Work instructions:
In the records below, find the line with "Convert this chart" and the line with "import * as"; return exactly those lines and every line between them.

**** Data for this exercise ****

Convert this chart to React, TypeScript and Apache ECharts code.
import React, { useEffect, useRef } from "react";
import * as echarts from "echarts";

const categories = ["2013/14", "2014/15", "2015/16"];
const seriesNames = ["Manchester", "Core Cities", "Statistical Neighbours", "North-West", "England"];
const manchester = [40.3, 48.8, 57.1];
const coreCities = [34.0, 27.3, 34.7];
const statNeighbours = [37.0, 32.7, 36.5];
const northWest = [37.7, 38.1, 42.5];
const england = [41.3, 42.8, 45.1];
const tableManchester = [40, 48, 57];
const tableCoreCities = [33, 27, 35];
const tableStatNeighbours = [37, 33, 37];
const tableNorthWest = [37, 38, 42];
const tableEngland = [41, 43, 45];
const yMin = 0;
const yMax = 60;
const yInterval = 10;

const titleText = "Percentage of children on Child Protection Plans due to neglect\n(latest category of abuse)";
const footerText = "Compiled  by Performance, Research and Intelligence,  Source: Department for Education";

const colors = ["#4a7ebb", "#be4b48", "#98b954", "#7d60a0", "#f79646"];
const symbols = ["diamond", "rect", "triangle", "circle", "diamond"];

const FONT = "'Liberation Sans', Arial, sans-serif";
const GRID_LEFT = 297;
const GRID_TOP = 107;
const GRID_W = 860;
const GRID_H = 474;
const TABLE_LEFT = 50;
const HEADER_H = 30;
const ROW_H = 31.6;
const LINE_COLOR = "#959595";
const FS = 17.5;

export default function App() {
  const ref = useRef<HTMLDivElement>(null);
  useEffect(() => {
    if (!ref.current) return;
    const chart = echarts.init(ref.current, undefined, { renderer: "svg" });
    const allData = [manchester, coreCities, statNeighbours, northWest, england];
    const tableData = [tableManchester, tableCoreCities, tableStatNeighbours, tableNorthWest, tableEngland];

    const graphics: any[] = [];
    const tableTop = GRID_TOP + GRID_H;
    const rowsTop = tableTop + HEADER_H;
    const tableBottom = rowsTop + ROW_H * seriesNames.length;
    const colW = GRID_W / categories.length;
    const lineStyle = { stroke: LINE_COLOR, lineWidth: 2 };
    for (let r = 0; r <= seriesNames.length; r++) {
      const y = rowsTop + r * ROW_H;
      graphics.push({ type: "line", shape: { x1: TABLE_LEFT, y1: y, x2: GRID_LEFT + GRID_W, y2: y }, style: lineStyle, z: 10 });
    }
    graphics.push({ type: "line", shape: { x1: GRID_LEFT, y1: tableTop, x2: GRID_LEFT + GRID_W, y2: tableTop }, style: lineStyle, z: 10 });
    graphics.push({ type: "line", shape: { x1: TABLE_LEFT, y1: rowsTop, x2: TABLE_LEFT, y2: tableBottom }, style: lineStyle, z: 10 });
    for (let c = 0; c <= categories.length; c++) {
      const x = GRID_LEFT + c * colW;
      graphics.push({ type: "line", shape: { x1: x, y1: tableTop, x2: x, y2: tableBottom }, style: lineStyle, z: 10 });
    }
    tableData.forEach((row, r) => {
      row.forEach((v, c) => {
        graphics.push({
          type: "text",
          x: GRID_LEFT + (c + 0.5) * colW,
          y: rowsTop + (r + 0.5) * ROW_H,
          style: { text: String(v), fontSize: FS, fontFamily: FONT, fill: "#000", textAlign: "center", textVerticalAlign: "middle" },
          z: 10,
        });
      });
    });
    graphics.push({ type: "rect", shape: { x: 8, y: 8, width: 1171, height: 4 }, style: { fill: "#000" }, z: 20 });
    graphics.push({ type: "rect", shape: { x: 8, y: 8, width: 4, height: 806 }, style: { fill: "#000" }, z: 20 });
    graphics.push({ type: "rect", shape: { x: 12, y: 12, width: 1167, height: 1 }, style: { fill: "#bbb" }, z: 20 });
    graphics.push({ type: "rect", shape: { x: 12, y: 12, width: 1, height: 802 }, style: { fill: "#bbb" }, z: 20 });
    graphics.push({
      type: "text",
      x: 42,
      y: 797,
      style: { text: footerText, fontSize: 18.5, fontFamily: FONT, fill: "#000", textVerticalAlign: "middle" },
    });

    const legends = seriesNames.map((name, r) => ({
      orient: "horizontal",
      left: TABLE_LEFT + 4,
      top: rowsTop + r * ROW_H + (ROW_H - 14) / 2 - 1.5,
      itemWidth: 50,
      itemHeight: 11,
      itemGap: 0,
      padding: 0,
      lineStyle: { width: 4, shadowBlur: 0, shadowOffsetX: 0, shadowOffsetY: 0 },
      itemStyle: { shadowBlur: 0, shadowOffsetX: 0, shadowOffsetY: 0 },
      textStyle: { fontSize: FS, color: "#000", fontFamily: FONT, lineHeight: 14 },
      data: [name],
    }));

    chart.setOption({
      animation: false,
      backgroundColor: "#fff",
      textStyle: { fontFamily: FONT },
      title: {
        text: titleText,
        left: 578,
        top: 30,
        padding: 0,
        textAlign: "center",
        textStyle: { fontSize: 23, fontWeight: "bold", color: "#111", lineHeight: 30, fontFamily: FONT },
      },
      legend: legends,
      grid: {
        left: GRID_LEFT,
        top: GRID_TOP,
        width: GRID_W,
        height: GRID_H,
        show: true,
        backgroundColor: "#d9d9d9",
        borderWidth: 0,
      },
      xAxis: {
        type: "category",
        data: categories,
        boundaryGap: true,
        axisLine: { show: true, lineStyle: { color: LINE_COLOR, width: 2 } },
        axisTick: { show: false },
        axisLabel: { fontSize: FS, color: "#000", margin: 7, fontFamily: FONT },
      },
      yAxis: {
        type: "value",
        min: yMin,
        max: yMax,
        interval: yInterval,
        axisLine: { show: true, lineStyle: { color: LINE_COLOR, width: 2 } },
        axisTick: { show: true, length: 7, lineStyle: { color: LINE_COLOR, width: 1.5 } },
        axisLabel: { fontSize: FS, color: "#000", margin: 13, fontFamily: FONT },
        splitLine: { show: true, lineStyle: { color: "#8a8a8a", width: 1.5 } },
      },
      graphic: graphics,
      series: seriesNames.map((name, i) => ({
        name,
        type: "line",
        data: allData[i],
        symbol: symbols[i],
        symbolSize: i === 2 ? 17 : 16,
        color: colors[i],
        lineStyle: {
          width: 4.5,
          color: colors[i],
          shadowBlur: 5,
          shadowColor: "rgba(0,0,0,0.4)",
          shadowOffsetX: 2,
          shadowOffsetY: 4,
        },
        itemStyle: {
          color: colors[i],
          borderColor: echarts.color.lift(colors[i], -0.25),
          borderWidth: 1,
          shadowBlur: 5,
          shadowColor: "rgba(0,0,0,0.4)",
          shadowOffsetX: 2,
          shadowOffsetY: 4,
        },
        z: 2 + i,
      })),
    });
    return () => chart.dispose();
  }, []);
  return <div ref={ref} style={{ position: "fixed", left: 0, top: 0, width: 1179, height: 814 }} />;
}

****
**** Data for this exercise ****

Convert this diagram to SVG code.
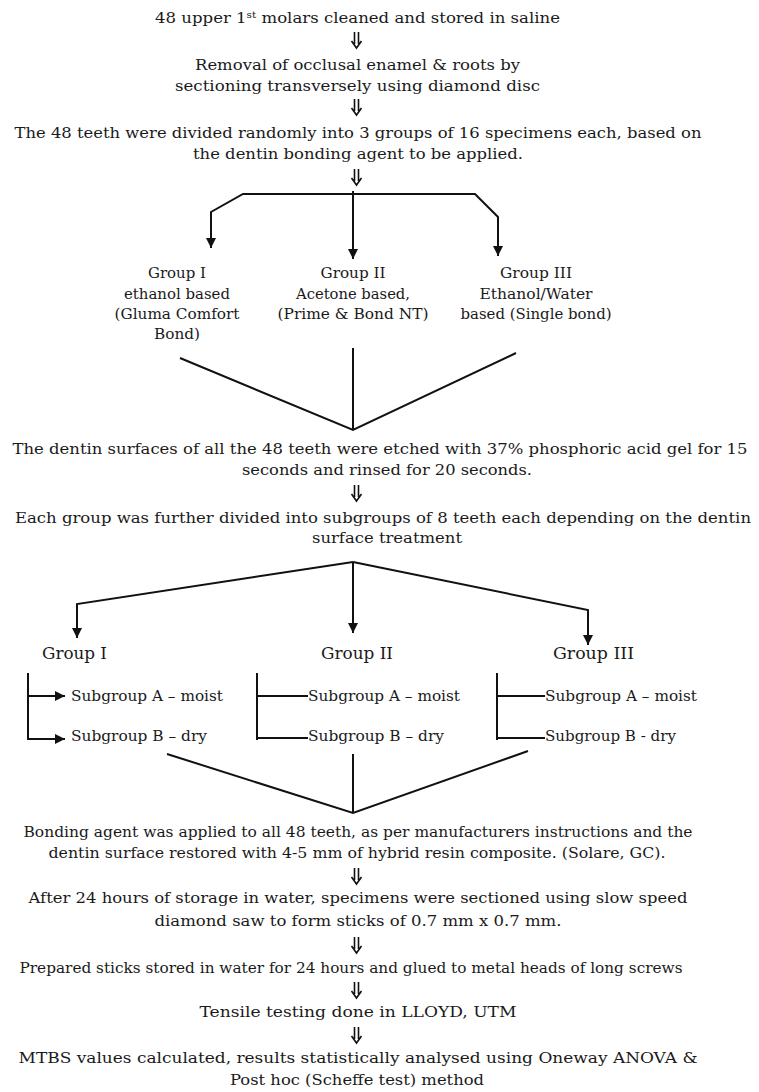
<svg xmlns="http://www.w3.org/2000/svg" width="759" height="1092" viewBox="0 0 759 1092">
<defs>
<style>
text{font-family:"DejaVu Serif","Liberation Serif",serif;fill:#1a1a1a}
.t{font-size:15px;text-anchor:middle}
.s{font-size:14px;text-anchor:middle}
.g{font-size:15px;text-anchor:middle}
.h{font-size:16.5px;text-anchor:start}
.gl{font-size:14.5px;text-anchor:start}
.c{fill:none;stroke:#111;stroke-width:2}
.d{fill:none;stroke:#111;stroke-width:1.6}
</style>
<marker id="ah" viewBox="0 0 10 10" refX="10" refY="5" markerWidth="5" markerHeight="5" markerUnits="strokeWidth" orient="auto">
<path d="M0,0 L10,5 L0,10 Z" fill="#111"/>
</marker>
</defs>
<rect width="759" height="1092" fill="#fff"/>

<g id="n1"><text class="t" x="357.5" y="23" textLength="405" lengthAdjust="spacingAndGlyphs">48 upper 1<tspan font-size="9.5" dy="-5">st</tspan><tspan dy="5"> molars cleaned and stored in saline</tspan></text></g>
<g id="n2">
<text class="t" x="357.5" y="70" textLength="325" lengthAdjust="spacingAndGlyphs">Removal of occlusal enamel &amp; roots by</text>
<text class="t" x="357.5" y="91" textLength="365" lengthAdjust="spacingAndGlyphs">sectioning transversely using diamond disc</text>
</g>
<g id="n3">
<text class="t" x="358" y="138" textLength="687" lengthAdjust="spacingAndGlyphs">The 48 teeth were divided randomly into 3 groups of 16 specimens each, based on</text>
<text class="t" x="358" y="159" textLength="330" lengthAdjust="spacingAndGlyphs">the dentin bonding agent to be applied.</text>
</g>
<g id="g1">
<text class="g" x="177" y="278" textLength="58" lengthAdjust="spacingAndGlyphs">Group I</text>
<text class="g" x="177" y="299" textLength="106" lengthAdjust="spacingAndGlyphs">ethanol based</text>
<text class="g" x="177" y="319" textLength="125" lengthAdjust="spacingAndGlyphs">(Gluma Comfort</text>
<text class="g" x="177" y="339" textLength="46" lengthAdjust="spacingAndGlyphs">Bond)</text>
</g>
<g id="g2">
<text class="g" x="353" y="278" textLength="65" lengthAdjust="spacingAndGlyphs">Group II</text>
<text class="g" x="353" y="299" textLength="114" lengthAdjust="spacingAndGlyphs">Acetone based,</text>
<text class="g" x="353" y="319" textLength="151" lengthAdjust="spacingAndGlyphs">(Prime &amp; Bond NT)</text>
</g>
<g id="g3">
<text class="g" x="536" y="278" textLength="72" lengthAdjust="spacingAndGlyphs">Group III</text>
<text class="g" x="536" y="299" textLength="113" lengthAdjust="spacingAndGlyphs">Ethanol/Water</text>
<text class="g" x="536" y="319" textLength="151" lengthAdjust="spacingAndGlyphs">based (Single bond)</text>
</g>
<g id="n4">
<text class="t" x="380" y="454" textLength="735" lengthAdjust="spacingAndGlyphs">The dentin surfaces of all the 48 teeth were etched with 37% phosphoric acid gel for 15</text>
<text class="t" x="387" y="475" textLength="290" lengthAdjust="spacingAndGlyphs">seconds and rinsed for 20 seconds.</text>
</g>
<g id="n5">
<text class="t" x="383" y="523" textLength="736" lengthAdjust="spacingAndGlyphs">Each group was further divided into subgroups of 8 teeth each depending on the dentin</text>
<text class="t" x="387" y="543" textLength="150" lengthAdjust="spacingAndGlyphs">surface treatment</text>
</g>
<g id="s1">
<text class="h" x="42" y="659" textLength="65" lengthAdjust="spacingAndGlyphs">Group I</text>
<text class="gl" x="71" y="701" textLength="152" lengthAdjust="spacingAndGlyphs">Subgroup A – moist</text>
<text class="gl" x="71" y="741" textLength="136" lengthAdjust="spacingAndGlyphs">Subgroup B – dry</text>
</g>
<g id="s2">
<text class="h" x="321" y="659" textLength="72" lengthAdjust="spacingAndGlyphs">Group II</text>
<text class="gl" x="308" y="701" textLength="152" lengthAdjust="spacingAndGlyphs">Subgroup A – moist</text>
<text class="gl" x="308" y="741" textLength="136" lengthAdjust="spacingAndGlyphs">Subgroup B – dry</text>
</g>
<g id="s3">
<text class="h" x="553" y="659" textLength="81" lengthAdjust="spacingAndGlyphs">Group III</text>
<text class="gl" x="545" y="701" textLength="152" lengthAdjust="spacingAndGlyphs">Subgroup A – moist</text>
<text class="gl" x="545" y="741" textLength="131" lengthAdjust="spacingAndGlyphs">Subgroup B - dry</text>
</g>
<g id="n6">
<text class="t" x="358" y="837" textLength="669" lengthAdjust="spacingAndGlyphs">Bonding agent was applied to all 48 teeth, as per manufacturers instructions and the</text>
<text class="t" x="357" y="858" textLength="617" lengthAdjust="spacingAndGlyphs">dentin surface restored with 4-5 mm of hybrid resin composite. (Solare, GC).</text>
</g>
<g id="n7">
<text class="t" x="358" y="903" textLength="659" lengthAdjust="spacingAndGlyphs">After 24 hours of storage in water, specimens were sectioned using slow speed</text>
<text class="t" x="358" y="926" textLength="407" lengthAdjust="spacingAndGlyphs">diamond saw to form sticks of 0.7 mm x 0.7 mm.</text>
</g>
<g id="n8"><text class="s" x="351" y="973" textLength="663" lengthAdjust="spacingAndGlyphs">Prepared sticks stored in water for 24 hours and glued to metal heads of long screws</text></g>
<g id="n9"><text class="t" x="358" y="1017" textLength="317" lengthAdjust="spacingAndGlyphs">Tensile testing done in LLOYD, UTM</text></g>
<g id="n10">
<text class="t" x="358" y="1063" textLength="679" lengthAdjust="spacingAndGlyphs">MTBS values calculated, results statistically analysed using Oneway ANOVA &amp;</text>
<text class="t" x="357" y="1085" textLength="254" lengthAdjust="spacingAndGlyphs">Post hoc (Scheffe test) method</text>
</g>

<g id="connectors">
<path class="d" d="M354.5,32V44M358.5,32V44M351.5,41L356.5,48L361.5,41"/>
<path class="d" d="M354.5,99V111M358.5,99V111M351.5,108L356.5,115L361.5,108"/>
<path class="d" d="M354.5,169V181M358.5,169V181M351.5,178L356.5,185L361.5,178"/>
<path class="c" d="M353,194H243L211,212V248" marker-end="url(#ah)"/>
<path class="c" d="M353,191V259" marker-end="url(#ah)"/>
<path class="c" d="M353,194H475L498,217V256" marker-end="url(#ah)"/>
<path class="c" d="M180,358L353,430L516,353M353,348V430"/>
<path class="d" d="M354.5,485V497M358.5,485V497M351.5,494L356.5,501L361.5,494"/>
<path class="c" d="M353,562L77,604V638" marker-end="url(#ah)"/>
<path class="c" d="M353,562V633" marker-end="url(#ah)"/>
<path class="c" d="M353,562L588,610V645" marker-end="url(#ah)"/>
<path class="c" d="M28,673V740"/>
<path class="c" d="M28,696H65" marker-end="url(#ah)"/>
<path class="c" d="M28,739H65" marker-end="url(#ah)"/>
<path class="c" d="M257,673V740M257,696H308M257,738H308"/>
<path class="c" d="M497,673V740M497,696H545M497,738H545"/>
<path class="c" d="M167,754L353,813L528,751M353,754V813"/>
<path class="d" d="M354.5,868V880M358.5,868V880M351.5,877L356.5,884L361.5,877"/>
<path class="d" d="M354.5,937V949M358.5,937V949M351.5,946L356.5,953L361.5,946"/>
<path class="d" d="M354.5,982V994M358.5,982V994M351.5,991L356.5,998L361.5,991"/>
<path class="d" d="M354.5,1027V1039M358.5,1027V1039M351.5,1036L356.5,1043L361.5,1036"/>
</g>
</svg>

****
**** Data for this exercise ****

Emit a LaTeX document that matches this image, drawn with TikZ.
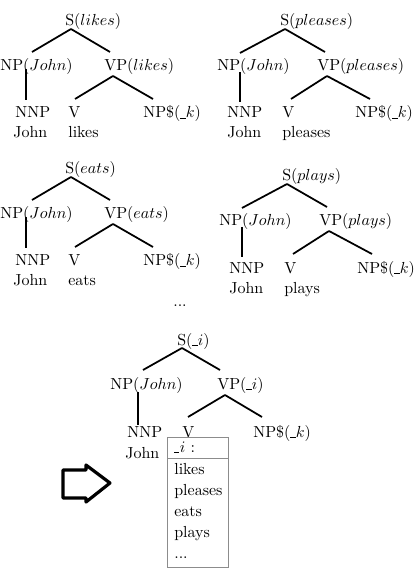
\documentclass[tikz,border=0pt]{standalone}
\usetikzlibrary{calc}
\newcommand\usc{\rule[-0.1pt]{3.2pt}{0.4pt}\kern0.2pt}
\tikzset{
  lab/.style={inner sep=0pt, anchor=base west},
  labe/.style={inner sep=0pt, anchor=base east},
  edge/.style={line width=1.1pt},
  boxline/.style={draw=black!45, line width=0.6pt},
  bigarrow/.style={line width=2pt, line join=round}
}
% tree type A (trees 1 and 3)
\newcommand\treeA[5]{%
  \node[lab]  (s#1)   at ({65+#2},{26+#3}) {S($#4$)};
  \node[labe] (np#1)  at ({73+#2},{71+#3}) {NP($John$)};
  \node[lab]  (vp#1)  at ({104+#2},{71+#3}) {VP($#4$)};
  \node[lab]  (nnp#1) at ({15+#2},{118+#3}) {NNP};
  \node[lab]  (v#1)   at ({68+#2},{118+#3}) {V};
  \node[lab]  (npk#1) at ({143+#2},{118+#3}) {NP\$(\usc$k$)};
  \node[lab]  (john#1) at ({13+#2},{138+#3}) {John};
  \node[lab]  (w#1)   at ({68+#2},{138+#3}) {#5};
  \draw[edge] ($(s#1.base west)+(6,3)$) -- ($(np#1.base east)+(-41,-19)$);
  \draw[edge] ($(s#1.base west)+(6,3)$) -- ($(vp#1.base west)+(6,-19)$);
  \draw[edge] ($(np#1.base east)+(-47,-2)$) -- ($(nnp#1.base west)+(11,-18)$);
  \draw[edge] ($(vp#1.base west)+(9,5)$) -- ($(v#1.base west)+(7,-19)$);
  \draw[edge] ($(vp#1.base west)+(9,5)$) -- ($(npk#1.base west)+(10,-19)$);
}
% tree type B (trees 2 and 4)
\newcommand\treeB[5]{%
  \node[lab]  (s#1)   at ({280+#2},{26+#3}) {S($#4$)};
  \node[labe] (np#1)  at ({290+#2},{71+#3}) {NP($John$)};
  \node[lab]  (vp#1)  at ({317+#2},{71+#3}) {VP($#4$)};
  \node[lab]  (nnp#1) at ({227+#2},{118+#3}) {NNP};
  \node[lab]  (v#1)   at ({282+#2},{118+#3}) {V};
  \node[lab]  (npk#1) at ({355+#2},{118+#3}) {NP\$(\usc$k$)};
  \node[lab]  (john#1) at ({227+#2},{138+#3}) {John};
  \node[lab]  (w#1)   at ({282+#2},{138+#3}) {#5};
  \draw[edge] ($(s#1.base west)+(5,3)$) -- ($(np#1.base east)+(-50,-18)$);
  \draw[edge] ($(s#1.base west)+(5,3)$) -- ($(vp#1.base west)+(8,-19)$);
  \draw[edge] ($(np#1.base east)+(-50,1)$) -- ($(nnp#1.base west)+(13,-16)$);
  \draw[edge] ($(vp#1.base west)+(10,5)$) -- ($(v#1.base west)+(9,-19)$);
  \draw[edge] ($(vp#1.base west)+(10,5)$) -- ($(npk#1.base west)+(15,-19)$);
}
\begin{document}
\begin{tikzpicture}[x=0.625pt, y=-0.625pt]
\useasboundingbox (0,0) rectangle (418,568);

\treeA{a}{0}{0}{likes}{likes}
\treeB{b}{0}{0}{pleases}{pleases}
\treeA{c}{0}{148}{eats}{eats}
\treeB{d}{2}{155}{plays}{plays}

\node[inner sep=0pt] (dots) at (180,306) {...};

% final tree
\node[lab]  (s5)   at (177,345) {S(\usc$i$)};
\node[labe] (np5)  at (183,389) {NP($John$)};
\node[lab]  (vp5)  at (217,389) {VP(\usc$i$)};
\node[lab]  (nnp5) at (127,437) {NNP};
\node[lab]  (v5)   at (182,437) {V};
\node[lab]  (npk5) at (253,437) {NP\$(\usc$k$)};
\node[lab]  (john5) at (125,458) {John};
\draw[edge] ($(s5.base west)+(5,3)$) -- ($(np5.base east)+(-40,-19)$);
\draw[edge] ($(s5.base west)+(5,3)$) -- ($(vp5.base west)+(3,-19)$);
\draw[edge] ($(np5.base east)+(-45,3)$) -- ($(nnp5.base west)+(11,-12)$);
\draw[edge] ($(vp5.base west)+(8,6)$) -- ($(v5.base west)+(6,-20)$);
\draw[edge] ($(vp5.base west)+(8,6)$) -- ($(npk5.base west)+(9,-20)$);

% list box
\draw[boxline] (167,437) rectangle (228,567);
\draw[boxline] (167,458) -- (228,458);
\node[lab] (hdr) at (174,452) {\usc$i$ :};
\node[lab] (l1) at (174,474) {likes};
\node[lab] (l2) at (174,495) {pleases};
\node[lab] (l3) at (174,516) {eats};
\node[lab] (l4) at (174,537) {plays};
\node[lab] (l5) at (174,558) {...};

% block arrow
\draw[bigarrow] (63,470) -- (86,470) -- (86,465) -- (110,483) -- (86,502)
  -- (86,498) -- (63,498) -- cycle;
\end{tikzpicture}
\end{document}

****

Response to this task:
Convert this chart to React, TypeScript and Apache ECharts code.
import React, { useEffect, useRef } from "react";
import * as echarts from "echarts";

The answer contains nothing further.